🤓My First Pentagon Capacity 1.0M SAT 😲
Posted about 3 years ago by radday55
SwapID This was every exciting and confusing all at the same time, you open channels to each other and there needs to be a type of cohesiveness so that each layer of the liquidity swap can complete. Working with Kippy, PEBERG, 028fd634bc2c97aba9a8 and Aloha-Sendlt made this a smooth and seamless effort.
4 Comments
LN+ Admin wrote about 3 years ago
Pentagons are hard, which is why I didn't even consider hexagons. Triangles are best really. Lots of them!
swap.router wrote about 3 years ago
What are the main differences between triangles, squares and pentagons exactly? Especially in regards to rebalancing?
radday55 wrote about 3 years ago
I did not do the rebalancing I'm still trying to grasp what Balance Score is and why it has a scale. This is truly one of the best eye opening coding experience to date, if @LN+ can pass on any if to understand it that would be great.
LN+ Admin wrote about 3 years ago
There is no real difference between shapes regarding rebalancing. The larger the shape the more rebalancing to be done of course and it's harder to complete because every node needs to be cooperative. This could be a problem because as soon as a channel is established it may start routing, and thus it's possible that a channel moves funds before the rebalancing takes place. But that's a good thing. The whole point of rebalancing is to encourage routing. If routing happens before rebalancing it's even better.
The balance score tells you how balanced your channel is. If all funds are on one side, you get the lowest score. If the funds are perfectly balanced (50% on one side, 50% on the other side) you get the highest score.
In general, I think rebalancing is not necessary, especially for smaller channels. See this: https://lightningnetwork.plus/questions/4
Theoretically, if you have a triangle you have a path for the funds to flow either direction through the triangle without rebalancing. Let's say you have an A>B>C triangle and all 3 channels are maximum unbalanced. Let's see the possible directions for the money to flow from the perspective of B:
The balance score tells you how balanced your channel is. If all funds are on one side, you get the lowest score. If the funds are perfectly balanced (50% on one side, 50% on the other side) you get the highest score.

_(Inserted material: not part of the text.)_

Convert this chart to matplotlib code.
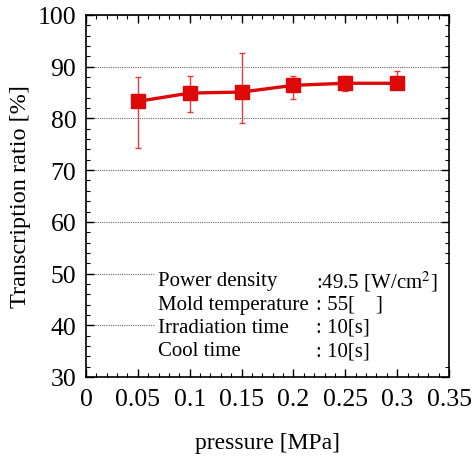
import numpy as np
import matplotlib.pyplot as plt
from matplotlib.ticker import MultipleLocator
from matplotlib.patches import Rectangle

pressure = [0.05, 0.10, 0.15, 0.20, 0.25, 0.30]
ratio = [83.3, 84.9, 85.1, 86.4, 86.8, 86.8]
err_low = [9.0, 3.6, 5.9, 2.6, 1.5, 1.0]
err_high = [4.7, 3.3, 7.5, 1.8, 1.4, 2.3]

labels = ["Power density", "Mold temperature", "Irradiation time", "Cool time"]
values = [":49.5 [W/cm$^2$]", ": 55[    ]", ": 10[s]", ": 10[s]"]

plt.rcParams['font.family'] = ['Liberation Serif', 'DejaVu Serif']
plt.rcParams['mathtext.fontset'] = 'stix'

fig = plt.figure(figsize=(4.73, 4.60), dpi=100)
ax = fig.add_axes([86/473, 1-378/460, 363/473, 362/460])

red = '#dd0808'
ax.errorbar(pressure, ratio, yerr=[err_low, err_high], color=red, lw=2.4,
            marker='s', ms=10, elinewidth=1.0, capsize=2.5, capthick=1.0,
            ecolor='#e43a3a', zorder=3)

ax.set_xlim(0, 0.35)
ax.set_ylim(30, 100)
ax.xaxis.set_minor_locator(MultipleLocator(0.01))
ax.yaxis.set_major_locator(MultipleLocator(10))
ax.yaxis.set_minor_locator(MultipleLocator(2))
ax.set_xticks(np.arange(0, 0.351, 0.05))
ax.set_xticklabels(["0", "0.05", "0.1", "0.15", "0.2", "0.25", "0.3", "0.35"])
ax.tick_params(which='both', direction='in', top=True, right=True, labelsize=18.5)
ax.tick_params(which='major', length=6, width=1)
ax.tick_params(which='minor', length=3, width=0.8)
ax.tick_params(axis='x', pad=8)
ax.tick_params(axis='y', pad=7)
for s in ax.spines.values():
    s.set_linewidth(1.2)

ax.yaxis.grid(True, which='major', ls=(0, (1, 1)), color='#666666', lw=0.8)

ax.set_xlabel("pressure [MPa]", fontsize=17, labelpad=16)
ax.set_ylabel("Transcription ratio [%]", fontsize=17.5, labelpad=5)

# white box behind the conditions text
ax.add_patch(Rectangle((0.19, 0.027), 0.81, 0.284, transform=ax.transAxes,
                       facecolor='white', edgecolor='none', zorder=2))
y0 = 48.6
for i in range(len(labels)):
    ax.text(0.0694, y0 - i * 4.5, labels[i], fontsize=15, va='center', zorder=4)
    ax.text(0.2215, y0 - i * 4.5, values[i], fontsize=15, va='center', zorder=4)

fig.savefig("out.png", dpi=100)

In general, I think rebalancing is not necessary, especially for smaller channels. See this: https://lightningnetwork.plus/questions/4
Theoretically, if you have a triangle you have a path for the funds to flow either direction through the triangle without rebalancing. Let's say you have an A>B>C triangle and all 3 channels are maximum unbalanced. Let's see the possible directions for the money to flow from the perspective of B:
- B to receive from A and send to C: Since all funds are on B's side, the maximum channel capacity can be used to route such payments. Maximum routing fees can be earned.
- C receives funds and needs to route to A: Since C has all funds on their side towards A, the funds will be routed from C to A directly, without involving B. No routing fees can be earned.
If you do rebalance all channels, B will be able to route both directions, but only half the amount in both directions. So total possible routing fees earned would be the same either way. There is nothing to be gained with rebalancing in a triangle.
However, things get more complicated if you're not in a triangle, or your channels are massive.
If you're not in a triangle it's not guaranteed that funds can flow both directions easily. It may take several potentially costly hops in one direction, and thus the routing algorithms will avoid that path. Thus, in those cases you would want to find ways to rebalance your channels that are depleted quickly so they can keep routing and thus making your money. For example, let's say you open a 10M channel to a merchant selling coffee. This merchant will receive funds every day, and you will generate routing fees by sending funds towards them through your node. You never route money the other way around, because the coffee shop never sends money out (through you anyway). At one point that 10M channel will become completely empty on your side and all funds will be on their side. What you need to do in this situation is to rebalance that channel so the funds are on your side again. If you can do that, you can route money again to the coffee shop. The key is to make sure your rebalancing activity is cheaper than what you will earn routing money to the coffee shop. The reason that is possible is that when somebody pays for coffee their wallet will want to find a path fast and relatively cheap, but it won't spend endless time trying all possible ways to route the money, so it will settle for your node to route the funds. However, you have all the time to find a more optimal path to rebalance. If it takes 30-60-90 seconds, it's OK, especially if it's an automated script that tries all possible long routes. So you're basically doing the routing work so to say and spending your time to prepare easy routing paths for the future by rebalancing and you're earning some fees for this work.
Also, if your channels are massive you can afford to cut them into half to increase the chances to route both ways.